No les negaré que en más de una ocasión he asistido a una rueda de prensa con el único propósito de encontrarme a una persona en concreto, sin importarme un comino el asunto de la convocatoria, pero con la imperiosa necesidad de forzar ese encuentro para seguir con mi trabajo periodístico, pulsando la actualidad directamente a través de sus protagonistas.
Si tienen claro que no todo el mundo puede ser considerado agente de aduanas, transitario, operador logístico, estibador, transportista… también nosotros tenemos derecho a llamar a cada cosa por su nombre
Es imposible describir los minutos posteriores a un terrible accidente en un muelle, o hablar de la importancia de las medidas de seguridad en puerto, si no has estado a escasos metros de la riba observando las caras desencajadas de angustia de decenas de estibadores que con insistencia recurren al móvil para anunciar a sus allegados que están bien, de milagro, pero bien.
Es materialmente imposible captar actitudes, nerviosismos, acercamientos forzados, negaciones, miradas cautivas y hasta tensiones no resueltas si no te adentras en esa maraña de personalismos que encontramos en una presentación, un cóctel o un evento de cualquier tipo frecuentado por decenas de profesionales, amigos y competencia, todo mezclado.
Y también veo muy complicado saber cuánto esfuerzo y dedicación hay detrás de cada convocatoria, si no estás presente y observando cuánto y cuánto sufren las personas que se han encargado minuciosamente de que todo salga a la perfección.
Todas estas pequeñas cosas, y otras muchas más que no me cabrían en esta columna, son las que acaban por dignificar a un periodista y son las que establecen una clara línea de separación entre un medio de comunicación con un evidente valor añadido y un contenedor impersonal de noticias movido exclusivamente por unos fines lucrativos a cambio de ¿nada?
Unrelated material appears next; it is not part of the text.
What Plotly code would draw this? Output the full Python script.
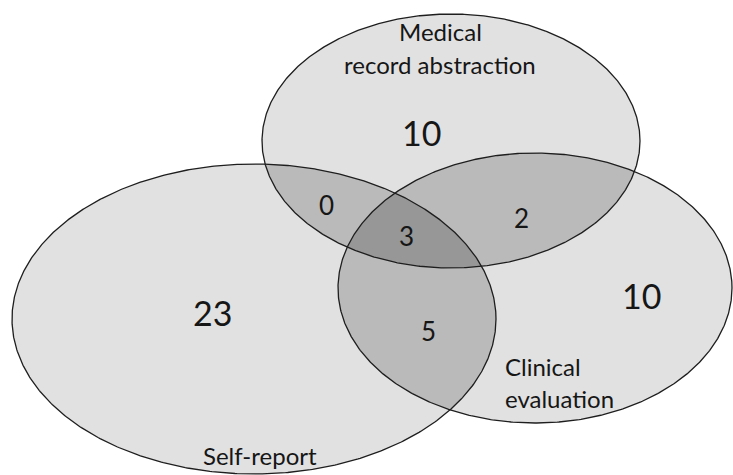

Si ustedes tienen claro que no todo el mundo puede ser considerado agente de aduanas, transitario, operador logístico, estibador, transportista… también nosotros tenemos derecho a llamar a cada cosa por su nombre. Primero está el periodismo y los medios de comunicación; y luego, el abismo; pero no llamen periodista a quien no lo es, ni ejerce, ni tiene la más mínima intención de hacerlo. Eso tiene otro nombre.